Updated Ethereum Roadmap, EF Stakes ETH and More - The Daily Gwei Refuel #860 - Ethereum Updates
Why It Matters
The roadmap gives the ecosystem a clear, long‑term view of Ethereum’s evolution, while the Foundation’s staking demonstrates a shift toward active, decentralized security participation, both of which can influence developer roadmaps and market confidence.
Key Takeaways
- •Ethereum roadmap website launched, covering 2026‑2030 upgrades for protocol
- •Thinking‑emoji items signal speculative features like APS and exotic research
- •Consensus, execution, and new data layers outlined with color‑coded priorities
- •Ethereum Foundation stakes 70,000 ETH, less than 0.2% of total
- •EF protocol support team unveils website, promoting transparency and community contributions
Summary
The Daily Gwei Refuel episode on March 4 2026 highlighted two major developments: the launch of a dedicated Ethereum protocol roadmap site (strawmap.org) covering upgrades through 2030, and the Ethereum Foundation’s first sizable ETH staking operation.

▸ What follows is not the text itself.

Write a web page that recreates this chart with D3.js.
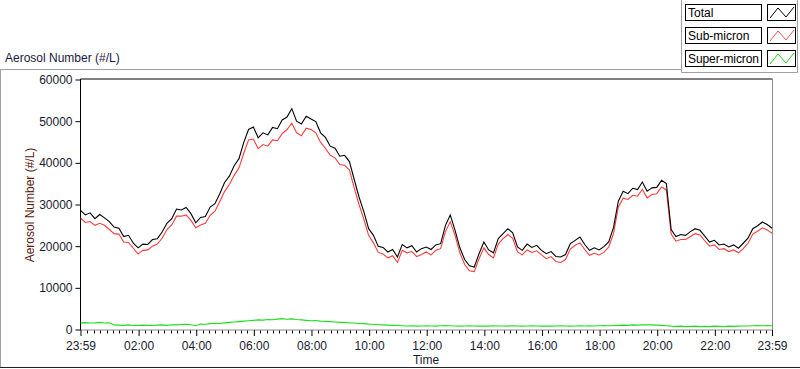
<!DOCTYPE html>
<html><head><meta charset="utf-8">
<script src="https://cdn.jsdelivr.net/npm/d3@7"></script>
<style>
body{margin:0;background:#fff;overflow:hidden;}
text{font-family:"Liberation Sans",Arial,sans-serif;}
</style>
</head><body><svg id="c" width="800" height="369"></svg>
<script>
// ---------------- data ----------------
const seriesNames = ["Total", "Sub-micron", "Super-micron"];
const stepMinutes = 10; // one value every 10 minutes starting at 23:59
const total = [
28600,27500,28000,26600,27600,26800,25900,24600,24300,22300,
22600,20700,19600,20500,20400,21600,21800,23400,25500,26600,
28900,28700,29300,27800,25600,26900,27100,29400,30200,32600,
35300,36800,39300,41000,44900,48000,48600,46000,47200,46700,
48500,48200,50300,51000,53000,50000,49300,51200,50500,49900,
47200,46100,44000,43500,41600,41800,40300,36000,31800,28300,
24200,22600,20000,19700,18600,19200,17400,20400,19600,20100,
18600,19400,19800,19200,20300,20600,25000,27500,23800,19600,
16800,15300,15000,18200,21000,19100,18400,21800,23000,24200,
23200,19800,19000,20500,19700,20200,19000,18200,18700,17500,
17400,18000,20600,21400,22200,20400,19000,19600,19100,19900,
21000,24500,30800,33200,32600,33900,33600,35400,33200,34000,
34100,35800,35000,24000,22300,22800,22600,23500,24200,23800,
22400,21000,21400,20300,20500,19800,20300,19500,20700,21900,
24200,24900,25800,25200,24300];
const subMicron = [
26700,25700,25900,25000,25500,25000,24000,23000,22900,21000,
20900,19500,18100,19000,19100,20000,20500,21900,24000,25100,
27200,27200,27500,26200,24400,25100,25500,27400,28400,30700,
33100,34800,37000,38800,42300,45500,45700,43400,44400,44000,
45500,45300,47000,48000,49500,47200,46500,48300,48000,47200,
44900,43500,41800,41200,39600,39400,38300,34000,30000,26500,
22600,20800,18500,18100,17200,17700,16100,19000,18400,18700,
17500,18000,18600,17900,19000,19400,23500,25900,22600,18400,
15600,14100,13900,17000,19600,18000,17200,20500,21800,22800,
21900,18600,17900,19100,18500,18900,17900,17000,17500,16300,
16100,16800,19300,20200,20800,19200,17800,18300,17900,18500,
19800,23000,29400,31500,31200,32200,32000,33600,31600,32400,
32600,34200,33500,22900,21200,21600,21600,22300,23000,22700,
21300,20000,20300,19200,19400,18700,19100,18400,19400,20700,
22900,23600,24400,23900,23100];
const superMicron = [
1600,1650,1550,1600,1700,1550,1600,1100,1050,1000,
1100,950,1000,1050,1000,950,1050,1100,1000,1150,
1100,1200,1250,1150,900,1300,1250,1400,1500,1450,
1600,1700,1800,1900,2000,2100,2200,2300,2250,2400,
2350,2500,2600,2450,2550,2400,2300,2200,2100,2150,
2000,1950,1900,1800,1700,1750,1600,1550,1450,1400,
1300,1250,1150,1100,1050,1000,950,900,850,900,
800,850,900,850,800,900,950,900,850,800,
850,900,850,800,850,800,900,850,850,800,
900,850,800,850,900,850,800,850,800,850,
900,850,800,850,900,850,900,850,900,950,
900,950,1000,1050,1000,1100,1050,1100,1150,1100,
1050,1000,900,800,750,800,700,750,800,700,
750,700,800,750,700,800,750,800,850,850,
900,950,900,950,900];
const yTickValues = [0, 10000, 20000, 30000, 40000, 50000, 60000];
const xTickLabels = ["23:59","02:00","04:00","06:00","08:00","10:00","12:00",
                     "14:00","16:00","18:00","20:00","22:00","23:59"];

// ---------------- chart ----------------
const svg = d3.select("#c");
const colors = ["#000000", "#ff3a3a", "#1fe01f"];
const legendColors = ["#000000", "#ff4d4d", "#22d022"];
const L = 80.5, R = 772.5, T = 79.5, B = 329.5;

const t0 = new Date(2000, 0, 1, 23, 59);
const t1 = new Date(2000, 0, 2, 23, 59);
const x = d3.scaleTime().domain([t0, t1]).range([L, R - 0.5]);
const y = d3.scaleLinear().domain([0, 60000]).range([B, T]);

// outer frame lines
svg.append("line").attr("x1",0).attr("x2",681).attr("y1",69.5).attr("y2",69.5).attr("stroke","#a0a0a0");
svg.append("line").attr("x1",0.5).attr("x2",0.5).attr("y1",69.5).attr("y2",368).attr("stroke","#a0a0a0");
svg.append("line").attr("x1",0).attr("x2",800).attr("y1",367.5).attr("y2",367.5).attr("stroke","#202020");
// legend panel lines
svg.append("line").attr("x1",681.5).attr("x2",681.5).attr("y1",0).attr("y2",72.5).attr("stroke","#a0a0a0");
svg.append("line").attr("x1",681.5).attr("x2",797.5).attr("y1",72.5).attr("y2",72.5).attr("stroke","#a0a0a0");
svg.append("line").attr("x1",797.5).attr("x2",797.5).attr("y1",0).attr("y2",72.5).attr("stroke","#a0a0a0");

// title
svg.append("text").attr("x",5).attr("y",62).attr("font-size",12).attr("fill","#1a1a40")
  .text("Aerosol Number (#/L)");

// plot frame
svg.append("line").attr("x1",L).attr("x2",R).attr("y1",T-0.5).attr("y2",T-0.5).attr("stroke","#000");
svg.append("line").attr("x1",R).attr("x2",R).attr("y1",T-0.5).attr("y2",B+0.5).attr("stroke","#8a8a8a");
svg.append("line").attr("x1",L).attr("x2",R).attr("y1",B+0.5).attr("y2",B+0.5).attr("stroke","#8a8a8a");

// y axis
const yAxis = d3.axisLeft(y).tickValues(yTickValues).tickFormat(d3.format("d")).tickSize(5).tickPadding(3);
const gy = svg.append("g").attr("transform",`translate(${L},0)`).call(yAxis);
gy.select(".domain").attr("stroke","#000").attr("d",`M0,${T-0.5}V${B+0.5}`);
gy.selectAll("text").attr("font-size",12).attr("fill","#1a1a30").attr("font-family","Liberation Sans, Arial, sans-serif");

// x axis major ticks
const xTickDates = xTickLabels.map((s, i) => {
  const [h, m] = s.split(":").map(Number);
  return new Date(2000, 0, i === 0 ? 1 : 2, h, m);
});
const xAxis = d3.axisBottom(x).tickValues(xTickDates)
  .tickFormat((d, i) => xTickLabels[i]).tickSize(6).tickPadding(5);
const gx = svg.append("g").attr("transform",`translate(0,${B+0.5})`).call(xAxis);
gx.select(".domain").remove();
gx.selectAll(".tick line").attr("stroke","#000");
gx.selectAll("text").attr("font-size",12).attr("fill","#1a1a30").attr("font-family","Liberation Sans, Arial, sans-serif");

// minor x ticks
const minor = [];
const base = new Date(2000, 0, 2, 2, 0).getTime();
for (let k = -9; k < 200; k++) {
  const d = new Date(base + k * (120 / 9) * 60000);
  if (d > t0 && d < t1 && k % 9 !== 0) minor.push(d);
}
svg.append("g").selectAll("line").data(minor).join("line")
  .attr("x1", d => Math.round(x(d)) + 0.5).attr("x2", d => Math.round(x(d)) + 0.5)
  .attr("y1", B + 1).attr("y2", B + 4).attr("stroke", "#000");

// axis titles
svg.append("text").attr("x",426).attr("y",364).attr("text-anchor","middle")
  .attr("font-size",12).attr("fill","#1a1a30").text("Time");
svg.append("text").attr("transform","translate(34,205) rotate(-90)").attr("text-anchor","middle")
  .attr("font-size",12).attr("fill","#5a1a10").text("Aerosol Number (#/L)");

// series lines
svg.append("clipPath").attr("id","clip").append("rect")
  .attr("x",L).attr("y",T).attr("width",R-L).attr("height",B-T);
const timeAt = i => new Date(t0.getTime() + i * stepMinutes * 60000);
const line = d3.line().x((d, i) => x(timeAt(i))).y(d => y(d));
const g = svg.append("g").attr("clip-path","url(#clip)");
[[subMicron,1],[total,0],[superMicron,2]].forEach(([arr, ci]) => {
  g.append("path").datum(arr).attr("d", line).attr("fill","none")
    .attr("stroke", colors[ci]).attr("stroke-width", 1.1);
});

// legend
const rows = [4, 27, 50];
seriesNames.forEach((name, i) => {
  const gy0 = rows[i];
  svg.append("rect").attr("x",685.5).attr("y",gy0+0.5).attr("width",76).attr("height",16)
    .attr("fill","#fff").attr("stroke","#000");
  svg.append("text").attr("x",688).attr("y",gy0+13).attr("font-size",12).attr("fill","#000")
    .attr("textLength", name.length > 10 ? 71 : null).text(name);
  svg.append("rect").attr("x",767.5).attr("y",gy0+0.5).attr("width",28).attr("height",16)
    .attr("fill","#fff").attr("stroke","#000");
  const pts = [[770,gy0+14],[778,gy0+4],[786,gy0+13],[794,gy0+3]];
  svg.append("path").attr("d", d3.line()(pts)).attr("fill","none")
    .attr("stroke", legendColors[i]).attr("stroke-width",1);
});
</script>
</body></html>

The roadmap, compiled by the EF architecture team—Justin Drake, Ansgar, Barnaby, and Francesco—organizes upgrades across the consensus, execution, and newly defined data layers, using color‑coded headings and a ‘thinking‑emoji’ to flag speculative items such as APS and other exotic research. It lists near‑term upgrades like shorter slot times, fast finality, and account abstraction, while projecting longer‑term milestones up to 2030.
Justin Drake’s tweet and Vitalik Buterin’s recent thread provided context, with Vitalik emphasizing block‑building pipelines, quantum‑resistance, and scaling. The EF’s staking move deposited 2,016 ETH initially, targeting 70,000 ETH—roughly 0.18 % of the 37.5 million ETH currently staked, placing the foundation around 28th on the validator leaderboard. Additionally, the EF protocol support team launched a new website to showcase their work, including the Forecast tool, and invite community contributions.
These signals improve transparency for developers and investors, allowing better planning around upcoming protocol changes and encouraging broader client diversity. While the EF’s economic stake is modest, its social authority reinforces network neutrality, and the open‑source staking approach sets a precedent for future institutional participation.